I’ll defend this practice. It’s the only way of knowing for sure that you’re transmitting exactly the information you intend to send. Even copy/paste often picks up other stuff you don’t intend.
It's more of a way to prevent transmitting any easily accessible data at all. Using a human-auditable but still machine-readable format like CSV is what should be done.
It the only, but maybe the easiest.

Having a data review process with automated integrity, confidentiality, and quality checks is not terribly difficult.

But having a prototocol to export the pdf to csv is also dead easy for confirming only the data relevant is included. ASCII is just as “easy” as scan, but it requires training clerks to be data-oriented rather than document.

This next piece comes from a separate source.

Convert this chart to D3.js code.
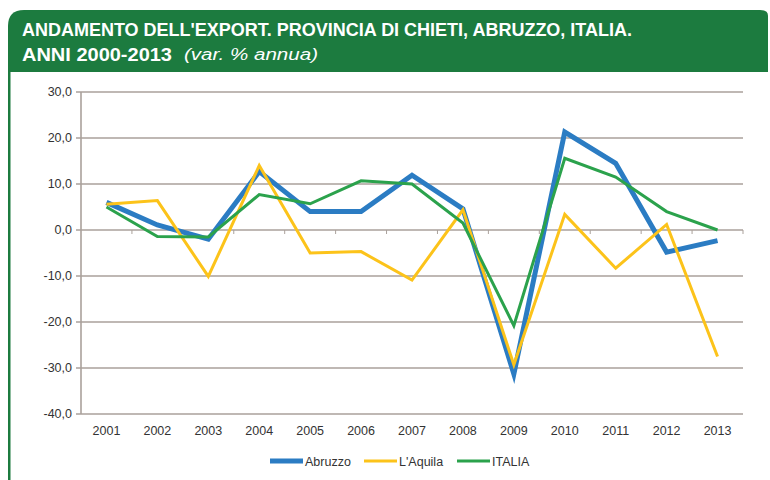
<!DOCTYPE html>
<html lang="it">
<head>
<meta charset="utf-8">
<title>Andamento dell'export</title>
<style>
  body { margin: 0; background: #fff; }
  svg text { font-family: "Liberation Sans", Arial, sans-serif; }
</style>
</head>
<body>
<script src="https://d3js.org/d3.v7.min.js"></script>
<script>
// Dati
const years = ["2001","2002","2003","2004","2005","2006","2007","2008","2009","2010","2011","2012","2013"];
const abruzzo = [6.0, 1.1, -2.0, 12.7, 4.0, 4.0, 11.9, 4.6, -31.3, 21.3, 14.5, -4.8, -2.3];
const aquila = [5.6, 6.4, -10.1, 14.0, -5.0, -4.7, -10.9, 4.4, -29.3, 3.4, -8.3, 1.2, -27.5];
const italia = [5.0, -1.4, -1.5, 7.7, 5.7, 10.7, 10.0, 1.5, -20.8, 15.6, 11.5, 4.0, 0.0];
const yTicks = [30, 20, 10, 0, -10, -20, -30, -40];

const series = [
    { name: "Abruzzo", values: abruzzo, color: "#2b7cc3", width: 5 },
    { name: "L'Aquila", values: aquila, color: "#fcc31a", width: 3 },
    { name: "ITALIA", values: italia, color: "#2ba24c", width: 3 }
];

const width = 770, height = 480;
const svg = d3.select("body").append("svg")
    .attr("width", width)
    .attr("height", height);

// Cornice verde e intestazione
const green = "#1c7b3f";
svg.append("rect").attr("x", 8).attr("y", 60).attr("width", 2.5).attr("height", 420).attr("fill", green);
svg.append("path")
    .attr("d", "M8,72 L8,26 Q8,10 24,10 L760,10 Q768,10 768,16 L768,72 Z")
    .attr("fill", green);

const title = svg.append("g").attr("fill", "#fff");
title.append("text").attr("x", 22).attr("y", 36)
    .attr("font-size", 19).attr("font-weight", "bold")
    .attr("textLength", 610).attr("lengthAdjust", "spacingAndGlyphs")
    .text("ANDAMENTO DELL'EXPORT. PROVINCIA DI CHIETI, ABRUZZO, ITALIA.");
title.append("text").attr("x", 22).attr("y", 61)
    .attr("font-size", 19).attr("font-weight", "bold")
    .attr("textLength", 150).attr("lengthAdjust", "spacingAndGlyphs")
    .text("ANNI 2000-2013");
title.append("text").attr("x", 184).attr("y", 60)
    .attr("font-size", 16).attr("font-style", "italic")
    .attr("textLength", 134).attr("lengthAdjust", "spacingAndGlyphs")
    .text("(var. % annua)");

// Scale
const x = d3.scaleBand().domain(years).range([81, 743]);
const y = d3.scaleLinear().domain([-40, 30]).range([414, 92]);
const gridColor = "#aaa19b";

// Griglia orizzontale
svg.append("g")
    .selectAll("line")
    .data(yTicks)
    .join("line")
    .attr("x1", 76).attr("x2", 743)
    .attr("y1", d => y(d)).attr("y2", d => y(d))
    .attr("stroke", gridColor).attr("stroke-width", 1.6);

// Asse verticale
svg.append("line")
    .attr("x1", 81).attr("x2", 81)
    .attr("y1", y(30)).attr("y2", y(-40))
    .attr("stroke", gridColor).attr("stroke-width", 1.6);

// Etichette asse y
svg.append("g")
    .selectAll("text")
    .data(yTicks)
    .join("text")
    .attr("x", 72).attr("y", d => y(d) + 4)
    .attr("text-anchor", "end")
    .attr("font-size", 12.5).attr("fill", "#333")
    .text(d => d.toFixed(1).replace(".", ","));

// Tacche sull'asse dello zero
const bounds = years.slice(1).map(d => x(d));
bounds.push(x.range()[1]);
svg.append("g")
    .selectAll("line")
    .data(bounds)
    .join("line")
    .attr("x1", d => d).attr("x2", d => d)
    .attr("y1", y(0)).attr("y2", y(0) + 4)
    .attr("stroke", gridColor).attr("stroke-width", 1);

// Etichette anni
svg.append("g")
    .selectAll("text")
    .data(years)
    .join("text")
    .attr("x", d => x(d) + x.bandwidth() / 2)
    .attr("y", 435)
    .attr("text-anchor", "middle")
    .attr("font-size", 12.5).attr("fill", "#333")
    .text(d => d);

// Linee
const line = d3.line()
    .x((d, i) => x(years[i]) + x.bandwidth() / 2)
    .y(d => y(d));

svg.append("g")
    .selectAll("path")
    .data(series)
    .join("path")
    .attr("d", d => line(d.values))
    .attr("fill", "none")
    .attr("stroke", d => d.color)
    .attr("stroke-width", d => d.width)
    .attr("stroke-linejoin", "miter");

// Legenda
const legendX = [270, 364, 457];
const legend = svg.append("g")
    .selectAll("g")
    .data(series)
    .join("g")
    .attr("transform", (d, i) => `translate(${legendX[i]},461)`);
legend.append("line")
    .attr("x1", 0).attr("x2", 33)
    .attr("stroke", d => d.color)
    .attr("stroke-width", d => d.width);
legend.append("text")
    .attr("x", 35).attr("y", 4.5)
    .attr("font-size", 12.5).attr("fill", "#333")
    .text(d => d.name);
</script>
</body>
</html>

_ugh_ if only CSVs were standardized sooner and more completely. There are many encoding, delimiter, escaping and truncation conventions to deal with in real world data.
Definitely. They are better than PDFs, but still have lots of room for improvement.
There are other ways to ensure this. Even with your own logic, it would make sense then to send both the Excel sheets and scanned PDFs of the Excel sheets, isn't it? It would be super comical though
PDFs can and do send non visible data that wasn’t intended to be transmitted.
But as the public is typically entitled to that "other stuff" information as well, you're just obstructing.